Thirty-one years ago, Steven Woolf directed his first play at the Repertory Theatre of St. Louis, a Studio Theatre production of David Mamet's two-man drama "A Life in the Theatre." Now Woolf is back in the Studio with another two-man drama by an earthy Chicago writer, "A Steady Rain" by Keith Huff.
In the intervening years, Woolf has become the theater's artistic director, and St. Louis audiences have come to appreciate his own aesthetic bent. Among the many productions he's directed himself, certain titles stand out: Edward Albee's "Who's Afraid of Virginia Woolf?" Harold Pinter's "Betrayal," John Guare's "Six Degrees of Separation," Donald Margulies' "Dinner with Friends" and Charlotte Jones' "Humble Boy."

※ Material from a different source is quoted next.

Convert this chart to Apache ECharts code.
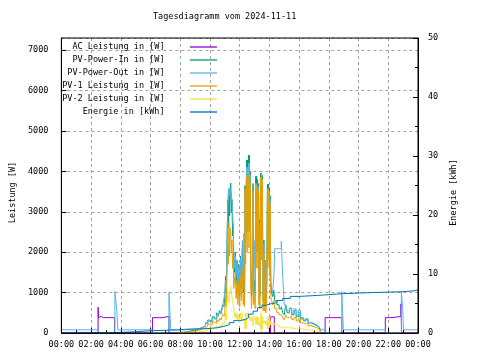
<!DOCTYPE html>
<html>
<head>
<meta charset="utf-8">
<script src="https://cdn.jsdelivr.net/npm/echarts@6/dist/echarts.min.js"></script>
<style>html,body{margin:0;padding:0;background:#fff}#c{width:480px;height:360px}</style>
</head>
<body>
<div id="c"></div>
<script>
// ---- tick labels ----
const tickLabels = ['00:00','02:00','04:00','06:00','08:00','10:00','12:00','14:00','16:00','18:00','20:00','22:00','00:00'];
const seriesNames = ['AC Leistung in [W]','PV-Power-In in [W]','PV-Power-Out in [W]','PV-1 Leistung in [W]','PV-2 Leistung in [W]','Energie in [kWh]'];

// ---- AC Leistung (hours, W) ----
const acTimes  = [0, 2.47, 2.50, 2.62, 2.68, 2.82, 2.88, 3.58, 6.13, 6.60, 6.68, 6.78, 7.24, 14.07, 14.33, 17.75, 18.30, 18.40, 18.87, 21.80, 22.25, 22.85, 22.90, 24];
const acValues = [0, 640, 380, 410, 380, 410, 380, 0, 380, 410, 380, 410, 0, 400, 0, 380, 410, 380, 0, 380, 410, 720, 0, 0];

// ---- daytime time base (hours) ----
const dayTimes = [7.90,8.10,8.40,8.70,9.00,9.25,9.50,9.70,9.85,10.00,
  10.15,10.30,10.45,10.55,10.65,10.75,10.85,10.95,11.00,11.05,
  11.10,11.15,11.20,11.24,11.28,11.32,11.36,11.40,11.44,11.48,
  11.52,11.56,11.60,11.65,11.70,11.76,11.82,11.88,11.94,12.00,
  12.06,12.12,12.18,12.24,12.28,12.33,12.36,12.40,12.44,12.47,
  12.50,12.53,12.56,12.59,12.62,12.65,12.68,12.71,12.75,12.80,
  12.86,12.90,12.93,12.98,13.05,13.08,13.11,13.14,13.17,13.20,
  13.23,13.26,13.29,13.33,13.36,13.40,13.43,13.46,13.49,13.52,
  13.55,13.58,13.63,13.66,13.72,13.76,13.82,13.87,13.90,13.93,
  13.96,13.99,14.02,14.05,14.09,14.15,14.22,14.30,14.36,14.50,
  14.65,14.80,14.90,15.00,15.10,15.20,15.35,15.50,15.65,15.80,
  15.95,16.10,16.30,16.45,16.60,16.80,17.00,17.20,17.35,17.47];
const pvIn = [15,30,50,70,100,140,180,250,320,280,
  400,350,500,420,560,480,700,650,900,1400,
  1000,2300,3300,2600,3500,2900,3600,3710,3000,3300,
  2400,2700,1700,1500,2000,1200,1800,1000,1700,900,
  1900,1100,2100,1000,1300,900,3650,2200,3650,4280,
  2500,4280,3000,4400,2600,4400,3000,4000,1500,900,
  1500,3700,1000,1300,900,3880,2000,3880,2500,3800,
  2000,3700,1000,2800,900,3960,2500,3960,2200,3900,
  2000,800,2300,800,1800,700,1200,3680,2000,3680,
  2200,3600,1800,3400,1200,1000,900,1050,800,700,
  600,650,500,450,700,500,600,450,550,400,
  500,350,300,350,250,220,180,140,100,0];
const pvOutDay = [80,85,95,100,110,130,170,230,300,270,
  380,340,470,410,540,470,650,900,850,1300,
  1100,2200,3160,3570,3400,3570,3500,3550,3570,3300,
  3000,2700,2000,1600,1900,1400,1750,1100,1650,1000,
  1850,1200,2290,1100,2465,1000,3500,2300,3500,4100,
  2600,4100,3000,4200,2700,4200,3000,3900,1600,1000,
  1600,3500,1100,2290,1000,3700,2100,3700,2600,3650,
  2100,3600,1100,2700,1000,3850,2600,3850,2300,3800,
  2100,900,2200,900,1800,800,1300,3550,2100,3550,
  2300,3500,1900,3300,1300,1100,1000,1400,2085,2085,
  2085,2270,1380,700,650,550,620,480,600,420,
  560,380,320,330,260,240,200,160,120,80];
const pv1 = [10,20,35,50,70,100,130,170,220,190,
  270,240,330,280,370,320,460,420,560,900,
  650,1500,2200,1700,2745,1900,2600,2500,2000,2300,
  1600,1900,1100,1100,1500,850,1300,700,1250,650,
  1400,800,1600,700,950,650,3550,1700,3550,3860,
  2000,3860,2500,3940,2100,3940,2500,3700,1100,600,
  1100,3520,700,900,600,3655,1600,3655,2100,3600,
  1600,3500,700,2500,600,3860,2000,3940,1800,3800,
  1600,550,2000,550,1500,500,900,3570,1600,3570,
  1800,3450,1400,3200,900,800,700,800,600,500,
  450,480,380,330,450,380,420,330,380,300,
  350,250,220,250,180,160,130,100,70,0];
const pv2 = [5,10,15,20,30,40,50,80,100,90,
  130,110,170,140,190,160,240,230,300,450,
  330,750,1050,850,750,950,950,1150,1000,1000,
  800,800,600,400,500,350,500,300,450,250,
  500,300,500,300,350,250,100,500,100,420,
  500,420,500,460,500,460,500,300,400,300,
  400,180,300,400,300,225,400,225,400,200,
  400,200,300,300,300,100,500,20,400,100,
  400,250,300,250,300,200,300,110,400,110,
  400,150,400,200,300,250,200,250,200,200,
  150,170,120,120,150,120,130,110,120,100,
  110,90,80,90,70,60,50,40,30,0];

// ---- PV-Power-Out at night (hours, W) ----
const outMorningTimes  = [0, 2.47, 3.60, 3.73, 3.80, 6.10, 7.24, 7.36];
const outMorningValues = [80, 0, 1030, 560, 80, 0, 1010, 80];
const outEveningTimes  = [17.73, 18.87, 18.98, 21.80, 22.88, 22.98, 23.02, 24];
const outEveningValues = [0, 1030, 80, 0, 1010, 560, 80, 80];

// ---- Energie (hours, kWh) ----
const energyTimes  = [0, 0.67, 3.60, 4.90, 5.90, 7.90, 8.30, 9.50, 10.00, 10.50, 10.90, 11.30, 11.60, 12.00, 12.40, 12.60, 12.90, 13.20, 13.50, 13.80, 14.10, 14.50, 14.90, 15.40, 16.00, 17.25, 18.90, 20.60, 23.00, 23.80, 24];
const energyValues = [0, 0.08, 0.20, 0.37, 0.54, 0.62, 0.70, 0.78, 0.90, 1.10, 1.40, 1.75, 2.10, 2.30, 2.60, 3.20, 3.70, 4.30, 4.70, 4.95, 5.15, 5.50, 5.85, 6.20, 6.37, 6.66, 6.83, 7.00, 7.17, 7.33, 7.33];

function pairs(ts, vs) { return ts.map((t, i) => [t, vs[i]]); }

const FONT = 'DejaVu Sans Mono';
const fs = 8.5;
const colors = ['#9400d3', '#009e73', '#56b4e9', '#e69f00', '#f0e442', '#0072b2'];

const outData = pairs(outMorningTimes, outMorningValues)
  .concat(pairs(dayTimes, pvOutDay))
  .concat(pairs(outEveningTimes, outEveningValues));

const chart = echarts.init(document.getElementById('c'), null, {renderer: 'canvas'});
function mk(i, data, axis) {
  return {
    name: seriesNames[i], type: 'line', step: 'end', yAxisIndex: axis || 0,
    data: data, symbol: 'none', animation: false,
    lineStyle: {width: 1, color: colors[i]}, itemStyle: {color: colors[i]}
  };
}
chart.setOption({
  animation: false,
  backgroundColor: '#fff',
  title: {
    text: 'Tagesdiagramm vom 2024-11-11', left: 153, top: 12, padding: 0,
    textStyle: {fontFamily: FONT, fontSize: fs, fontWeight: 'normal', color: '#000'}
  },
  grid: {left: 58, top: 38, width: 360, height: 295, show: true, z: 10,
         borderColor: '#000', borderWidth: 1, backgroundColor: 'transparent'},
  legend: {
    orient: 'vertical', align: 'right', right: 263, top: 42.5, padding: 0,
    itemWidth: 27, itemHeight: 9, itemGap: 4,
    icon: 'path://M0,0H27V1.3H0Z',
    data: seriesNames,
    formatter: function (n) { return n + '    '; },
    textStyle: {fontFamily: FONT, fontSize: fs, color: '#000'}
  },
  xAxis: {
    type: 'value', min: 0, max: 24, interval: 2,
    axisLine: {show: true, lineStyle: {color: '#000'}},
    axisTick: {inside: true, length: 5, lineStyle: {color: '#000'}},
    minorTick: {show: true, splitNumber: 2, length: 3, lineStyle: {color: '#000'}},
    axisLabel: {margin: 7, fontFamily: FONT, fontSize: fs, color: '#000',
                formatter: function (v) { return tickLabels[Math.round(v / 2)]; }},
    splitLine: {show: true, lineStyle: {color: '#a0a0a0', type: [3, 3], width: 1}}
  },
  yAxis: [{
    type: 'value', min: 0, max: 7300, interval: 1000, position: 'left',
    name: 'Leistung [W]', nameLocation: 'middle', nameGap: 44,
    nameTextStyle: {fontFamily: FONT, fontSize: fs, color: '#000', padding: [0, 14, 0, 0]},
    axisLine: {show: true, lineStyle: {color: '#000'}},
    axisTick: {inside: true, length: 5, lineStyle: {color: '#000'}},
    axisLabel: {margin: 13, fontFamily: FONT, fontSize: fs, color: '#000', showMaxLabel: false,
                formatter: function (v) { return String(v); }},
    splitLine: {show: true, lineStyle: {color: '#a0a0a0', type: [3, 3], width: 1}}
  }, {
    type: 'value', min: 0, max: 50, interval: 10, position: 'right',
    name: 'Energie [kWh]', nameLocation: 'middle', nameGap: 30,
    nameTextStyle: {fontFamily: FONT, fontSize: fs, color: '#000', padding: [0, 14, 0, 0]},
    axisLine: {show: true, lineStyle: {color: '#000'}},
    axisTick: {inside: true, length: 5, lineStyle: {color: '#000'}},
    minorTick: {show: true, splitNumber: 2, length: 3, lineStyle: {color: '#000'}},
    axisLabel: {margin: 10, fontFamily: FONT, fontSize: fs, color: '#000',
                formatter: function (v) { return String(v); }},
    splitLine: {show: false}
  }],
  series: [
    mk(0, pairs(acTimes, acValues)),
    mk(1, pairs(dayTimes, pvIn)),
    mk(2, outData),
    mk(3, pairs(dayTimes, pv1)),
    mk(4, pairs(dayTimes, pv2)),
    mk(5, pairs(energyTimes, energyValues), 1)
  ]
});
</script>
</body>
</html>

Some are comedies, most are dramas; one, Stephen Sondheim's "Company," is a musical. But they all connect to those two-man shows in the little Studio Theatre.

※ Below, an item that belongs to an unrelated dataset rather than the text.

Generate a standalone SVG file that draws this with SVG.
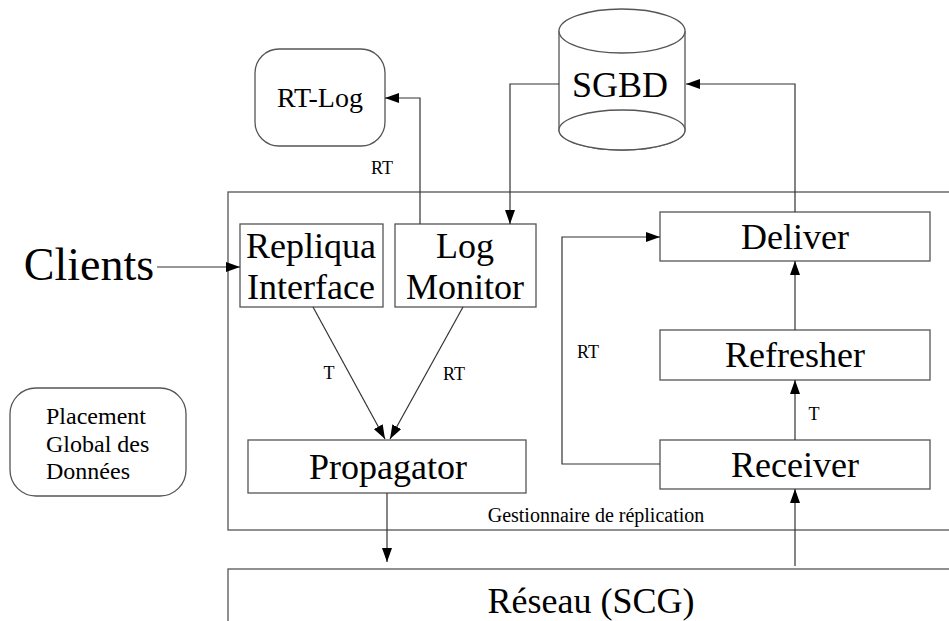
<svg xmlns="http://www.w3.org/2000/svg" width="949" height="621" viewBox="0 0 949 621" font-family="'Liberation Serif', 'Times New Roman', Times, serif">
<style>
.box{fill:#fff;stroke:#555;stroke-width:1.3}
.con{fill:none;stroke:#333;stroke-width:1.2}
text{font-family:'Liberation Serif','Times New Roman',Times,serif;fill:#000;text-anchor:middle}
.big{font-size:36px}
.mid{font-size:28px}
.sm{font-size:18px}
.pl{font-size:24px;text-anchor:start}
</style>
<defs>
<marker id="ah" viewBox="0 0 14 10" refX="14" refY="5" markerWidth="14" markerHeight="10" markerUnits="userSpaceOnUse" orient="auto">
<path d="M0,0 L14,5 L0,10 Z" fill="#000"/>
</marker>
</defs>
<rect width="949" height="621" fill="#fff"/>

<g id="gestionnaire">
<rect class="box" x="228" y="192" width="740" height="338"/>
<text x="596" y="522" font-size="20">Gestionnaire de réplication</text>
</g>

<g id="reseau">
<rect class="box" x="228" y="569" width="740" height="80"/>
<text class="big" x="591" y="613">Réseau (SCG)</text>
</g>

<g id="rtlog">
<rect class="box" x="255" y="49" width="130" height="97" rx="24" ry="24"/>
<text class="mid" x="320" y="107">RT-Log</text>
</g>

<g id="sgbd">
<path class="box" d="M559,31 L559,130 A63,20 0 0 0 685,130 L685,31"/>
<ellipse class="box" cx="622" cy="31" rx="63" ry="22"/>
<ellipse class="box" cx="622" cy="130" rx="63" ry="20"/>
<text class="big" x="620" y="97">SGBD</text>
</g>

<g id="clients">
<text x="89" y="280" font-size="46">Clients</text>
</g>

<g id="repliqua">
<rect class="box" x="240" y="224" width="143" height="83"/>
<text class="big" x="311" y="258">Repliqua</text>
<text class="big" x="311" y="299">Interface</text>
</g>

<g id="logmonitor">
<rect class="box" x="395" y="224" width="141" height="83"/>
<text class="big" x="465" y="258">Log</text>
<text class="big" x="465" y="299">Monitor</text>
</g>

<g id="propagator">
<rect class="box" x="248" y="440" width="278" height="53"/>
<text class="big" x="388" y="479">Propagator</text>
</g>

<g id="deliver">
<rect class="box" x="660" y="212" width="270" height="49"/>
<text class="big" x="795" y="249">Deliver</text>
</g>

<g id="refresher">
<rect class="box" x="660" y="330" width="270" height="50"/>
<text class="big" x="795" y="367">Refresher</text>
</g>

<g id="receiver">
<rect class="box" x="660" y="440" width="270" height="49"/>
<text class="big" x="795" y="477">Receiver</text>
</g>

<g id="placement">
<rect class="box" x="10" y="388" width="176" height="108" rx="26" ry="26"/>
<text class="pl" x="46" y="424">Placement</text>
<text class="pl" x="46" y="452">Global des</text>
<text class="pl" x="46" y="479">Données</text>
</g>

<g id="connectors">
<path class="con" d="M157,267 L240,267" marker-end="url(#ah)"/>
<path class="con" d="M420,224 L420,98 L385,98" marker-end="url(#ah)"/>
<path class="con" d="M559,84 L510,84 L510,224" marker-end="url(#ah)"/>
<path class="con" d="M795,212 L795,84 L686,84" marker-end="url(#ah)"/>
<path class="con" d="M313,307 L385,439" marker-end="url(#ah)"/>
<path class="con" d="M463,307 L390,439" marker-end="url(#ah)"/>
<path class="con" d="M387,493 L387,562" marker-end="url(#ah)"/>
<path class="con" d="M795,330 L795,261" marker-end="url(#ah)"/>
<path class="con" d="M795,440 L795,380" marker-end="url(#ah)"/>
<path class="con" d="M795,566 L795,489" marker-end="url(#ah)"/>
<path class="con" d="M660,464 L562,464 L562,237 L660,237" marker-end="url(#ah)"/>
<text class="sm" x="382" y="174">RT</text>
<text class="sm" x="329" y="379">T</text>
<text class="sm" x="454" y="380">RT</text>
<text class="sm" x="588" y="358">RT</text>
<text class="sm" x="814" y="420">T</text>
</g>
</svg>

As a director, Woolf is preoccupied with questions of intimacy. The plays he chooses to direct himself (surely one of the great advantages of being AD at a good-sized theater) again and again involve people crawling into one another's lives. Wittingly or not, welcome or not, they bulldoze barriers of self-protection and self-definition. They destroy each other or open each other up. Mostly, they don't even think about the consequences. In Woolf's work, the drive for intimacy is as great as the need for food or water. His characters just can't live without it.
Denny (Joey Collins) and Joey (Michael James Reed) , the two characters in "A Steady Rain," think they are as close as two men can be, and they may be right. Friends since kindergarten and partners on the Chicago police force, hotheaded Denny and introverted Joey complement each other. They work well together, they think, because they aren't rivals. Instead, they push each other in directions they might not go — and maybe shouldn't.

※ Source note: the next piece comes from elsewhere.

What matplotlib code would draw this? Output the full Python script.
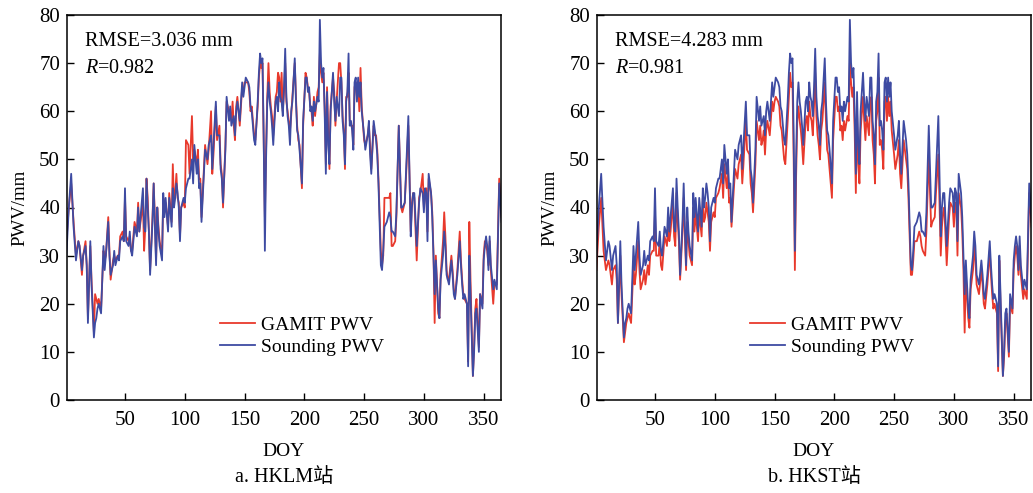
import matplotlib
matplotlib.use('Agg')
import matplotlib.pyplot as plt

# day of year of the read-off points (same days for all three series)
doy = [1, 3, 5, 7, 9, 11, 12, 14, 15, 17, 18, 19, 21, 22, 24, 25, 26, 27, 28, 30,
       32, 33, 34, 36, 37, 38, 40, 41, 42, 44, 45, 46, 48, 49, 50, 51, 53, 54, 55, 56,
       58, 60, 61, 62, 63, 65, 66, 67, 68, 69, 70, 71, 73, 74, 75, 76, 77, 78, 79, 81,
       82, 83, 84, 86, 87, 89, 90, 91, 92, 93, 94, 95, 96, 97, 99, 100, 101, 103, 104, 106,
       107, 108, 110, 111, 112, 113, 114, 116, 117, 119, 120, 122, 123, 124, 126, 127, 129, 130, 131, 132,
       134, 135, 137, 138, 139, 140, 141, 142, 143, 144, 146, 148, 149, 150, 151, 153, 154, 155, 156, 157,
       158, 159, 161, 162, 163, 164, 165, 166, 167, 168, 169, 170, 171, 172, 173, 174, 176, 177, 178, 179,
       180, 181, 182, 183, 184, 185, 186, 187, 188, 189, 190, 192, 193, 194, 195, 196, 198, 199, 201, 202,
       203, 204, 205, 206, 207, 208, 209, 211, 212, 213, 214, 215, 216, 217, 218, 219, 220, 221, 222, 224,
       225, 226, 227, 229, 230, 231, 232, 233, 234, 235, 236, 237, 238, 239, 240, 241, 242, 243, 244, 245,
       246, 247, 248, 250, 251, 253, 254, 255, 256, 258, 259, 260, 261, 262, 264, 265, 266, 267, 269, 271,
       272, 273, 274, 276, 277, 279, 281, 282, 284, 285, 287, 289, 290, 291, 292, 294, 296, 297, 299, 300,
       301, 302, 303, 304, 306, 307, 308, 309, 310, 312, 313, 314, 316, 317, 318, 319, 320, 321, 323, 324,
       325, 326, 328, 330, 331, 332, 333, 334, 336, 337, 338, 339, 341, 342, 343, 344, 346, 347, 349, 350,
       351, 352, 353, 354, 355, 356, 358, 359, 361, 363, 365]

# radiosonde PWV (mm), same sounding station in both panels
sounding = [30, 40, 47, 36, 29, 33, 32, 27, 30, 32, 28, 16, 33, 24, 13, 16, 17, 19, 20, 18,
            32, 27, 30, 37, 30, 26, 28, 31, 28, 30, 29, 33, 34, 33, 44, 33, 32, 35, 31, 30,
            36, 34, 40, 35, 38, 44, 36, 35, 46, 40, 35, 26, 37, 45, 36, 28, 40, 35, 32, 29,
            43, 38, 42, 35, 42, 36, 44, 40, 42, 45, 43, 40, 33, 40, 42, 41, 44, 46, 46, 50,
            45, 53, 47, 50, 44, 45, 37, 47, 52, 50, 53, 55, 48, 53, 62, 55, 55, 48, 46, 41,
            52, 63, 58, 61, 57, 58, 59, 55, 60, 62, 58, 66, 63, 65, 67, 66, 65, 61, 60, 57,
            54, 53, 62, 68, 72, 70, 71, 55, 31, 50, 62, 66, 62, 60, 57, 53, 62, 63, 60, 66,
            63, 62, 59, 65, 73, 63, 59, 57, 53, 60, 62, 71, 62, 56, 55, 52, 45, 58, 67, 67,
            64, 65, 60, 61, 58, 62, 60, 63, 62, 79, 70, 67, 69, 60, 47, 64, 53, 49, 60, 68,
            62, 58, 63, 59, 67, 67, 58, 55, 49, 62, 64, 72, 57, 58, 56, 52, 66, 67, 62, 67,
            63, 66, 60, 55, 52, 55, 58, 51, 47, 58, 56, 54, 51, 45, 28, 27, 31, 36, 37, 39,
            38, 35, 35, 34, 39, 57, 40, 40, 41, 47, 59, 34, 40, 43, 43, 32, 41, 44, 43, 39,
            44, 43, 33, 47, 43, 38, 30, 22, 29, 19, 17, 25, 30, 35, 32, 26, 25, 24, 29, 26,
            22, 21, 26, 33, 28, 24, 21, 22, 20, 7, 30, 22, 5, 10, 18, 19, 10, 22, 19, 29,
            32, 34, 32, 27, 34, 28, 23, 25, 23, 45, 37]

# GAMIT PWV (mm) at HKLM
gamit_hklm = [33, 40, 45, 37, 30, 33, 32, 26, 30, 33, 28, 17, 32, 25, 14, 22, 21, 20, 21, 19,
              31, 29, 30, 38, 31, 25, 29, 30, 29, 30, 30, 34, 35, 33, 42, 34, 33, 34, 31, 31,
              37, 35, 41, 35, 37, 41, 31, 36, 46, 42, 35, 27, 38, 45, 38, 29, 40, 36, 33, 30,
              42, 39, 41, 36, 43, 37, 49, 41, 43, 47, 42, 41, 34, 40, 41, 40, 54, 53, 47, 59,
              50, 52, 49, 52, 46, 46, 38, 48, 53, 49, 52, 60, 47, 51, 61, 54, 57, 49, 47, 40,
              53, 62, 60, 59, 58, 62, 57, 54, 61, 63, 57, 65, 64, 66, 66, 66, 64, 60, 61, 58,
              55, 54, 61, 67, 70, 69, 70, 54, 38, 52, 63, 70, 64, 61, 59, 55, 63, 64, 68, 67,
              62, 68, 60, 64, 70, 62, 60, 58, 56, 59, 63, 70, 63, 57, 54, 53, 44, 57, 68, 67,
              65, 64, 61, 60, 57, 63, 59, 64, 65, 72, 68, 66, 68, 61, 49, 65, 56, 48, 61, 67,
              64, 57, 62, 70, 70, 66, 59, 56, 48, 63, 63, 68, 58, 57, 57, 53, 65, 66, 63, 66,
              60, 69, 61, 54, 53, 55, 57, 53, 48, 57, 55, 55, 52, 46, 31, 28, 30, 42, 42, 42,
              43, 32, 32, 33, 38, 57, 40, 39, 41, 46, 57, 35, 41, 43, 42, 29, 42, 43, 47, 40,
              43, 44, 35, 46, 43, 39, 31, 16, 30, 18, 17, 26, 33, 39, 34, 27, 25, 25, 30, 27,
              23, 21, 27, 35, 29, 25, 22, 21, 20, 8, 37, 25, 5, 11, 19, 21, 11, 22, 20, 30,
              33, 32, 31, 28, 33, 27, 20, 24, 24, 46, 38]

# GAMIT PWV (mm) at HKST
gamit_hkst = [27, 36, 42, 31, 27, 29, 28, 24, 27, 28, 25, 16, 30, 22, 12, 14, 16, 17, 18, 16,
              28, 24, 26, 33, 27, 23, 25, 27, 24, 28, 26, 30, 31, 31, 39, 30, 30, 33, 28, 27,
              34, 32, 37, 33, 35, 41, 34, 32, 43, 37, 33, 25, 35, 42, 34, 27, 37, 33, 30, 28,
              40, 35, 39, 33, 39, 34, 42, 37, 38, 41, 39, 37, 31, 37, 39, 38, 42, 43, 44, 47,
              42, 49, 44, 47, 41, 42, 36, 44, 48, 46, 49, 51, 45, 49, 58, 52, 51, 45, 43, 39,
              49, 58, 54, 57, 53, 54, 56, 51, 56, 58, 55, 62, 60, 62, 63, 62, 61, 57, 56, 53,
              50, 49, 58, 63, 68, 65, 66, 50, 27, 46, 58, 61, 58, 56, 53, 49, 58, 59, 56, 62,
              59, 58, 55, 61, 68, 59, 55, 53, 50, 56, 58, 66, 58, 52, 51, 48, 42, 54, 63, 63,
              60, 61, 56, 57, 54, 58, 56, 59, 58, 70, 66, 63, 65, 56, 43, 60, 49, 45, 56, 63,
              58, 54, 59, 55, 62, 63, 54, 51, 45, 58, 60, 67, 53, 54, 52, 48, 62, 63, 58, 63,
              59, 62, 56, 51, 48, 51, 54, 47, 44, 54, 52, 50, 48, 42, 26, 26, 29, 33, 33, 35,
              34, 32, 31, 30, 35, 51, 36, 37, 38, 43, 51, 30, 36, 39, 40, 28, 38, 41, 40, 36,
              41, 40, 30, 43, 40, 35, 27, 14, 26, 17, 15, 23, 27, 32, 29, 24, 23, 22, 27, 24,
              20, 19, 24, 31, 26, 22, 19, 20, 18, 6, 29, 20, 5, 9, 16, 18, 9, 20, 18, 27,
              30, 32, 30, 26, 32, 26, 21, 23, 21, 43, 36]

panels = [
    ('a. HKLM站', 'RMSE=3.036 mm', '0.982', gamit_hklm),
    ('b. HKST站', 'RMSE=4.283 mm', '0.981', gamit_hkst),
]

red = '#e8392c'
blue = '#3e4ba2'
plt.rcParams['font.family'] = ['Liberation Serif', 'DejaVu Serif']
plt.rcParams['mathtext.fontset'] = 'custom'
plt.rcParams['mathtext.it'] = 'Liberation Serif:italic'
plt.rcParams['mathtext.rm'] = 'Liberation Serif'

fig = plt.figure(figsize=(10.33, 4.93), dpi=100)
W, H = 1033, 493
lefts = [67, 597]

for (caption, rmse, r, gamit), x0 in zip(panels, lefts):
    ax = fig.add_axes([x0 / W, (H - 400) / H, 434 / W, 385 / H])
    ax.plot(doy, gamit, color=red, lw=1.3, label='GAMIT PWV')
    ax.plot(doy, sounding, color=blue, lw=1.3, label='Sounding PWV')
    ax.set_xlim(1.5, 364.5)
    ax.set_ylim(0, 80)
    ax.set_xticks([50, 100, 150, 200, 250, 300, 350])
    ax.set_yticks(range(0, 81, 10))
    ax.tick_params(direction='in', length=5, width=1, labelsize=15,
                   top=False, right=False)
    ax.tick_params(axis='x', pad=8)
    ax.tick_params(axis='y', pad=5)
    for s in ax.spines.values():
        s.set_linewidth(1.1)
    ax.set_ylabel('PWV/mm', fontsize=13.5, labelpad=8)
    ax.set_xlabel('DOY', fontsize=14, labelpad=9)
    ax.text(0.042, 0.955, rmse, transform=ax.transAxes, fontsize=14.5,
            va='top', ha='left')
    ax.text(0.042, 0.885, '$R$=' + r, transform=ax.transAxes, fontsize=14.5,
            va='top', ha='left')
    ax.legend(loc='lower left', bbox_to_anchor=(0.33, 0.09), frameon=False,
              fontsize=14, handlelength=1.8, handletextpad=0.3,
              labelspacing=0.2, borderpad=0)
    fig.text((x0 + 217) / W, (H - 478) / H, caption, fontsize=14.5,
             ha='center', va='center',
             family=['Liberation Serif', 'Noto Sans CJK SC'])

fig.savefig('out.png', dpi=100)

The actors sink into Huff's tough, conversational language as if they were savoring a meaty slice of pizza: Reed chews on his lines thoughtfully, Collins snaps and bites. In the course of the 90-minute, no-intermission drama, they tell stories, confront criminals and juggle conflicts on and off the job. Robert Mark Morgan's set, a drab interrogation room with a big-city skyline out the window, seems to dissolve into whatever background the stories they tell demand.Thanks to Huff's vivid writing, the actors "build the sets" themselves.
This production should have plenty of appeal for people who don't usually go to the theater but do enjoy a good police drama on TV. Huff — who has written for "Mad Men" and is working on a new Kevin Spacey drama — gives his stage play the speedy tension of a form of entertainment we usually enjoy at home.
But "A Steady Rain" also has the in-your-face intensity that only flares when you're a few feet away from living actors. A small theater like the Emerson Studio is good for that — and for the intimate drama of Steven Woolf's signature work.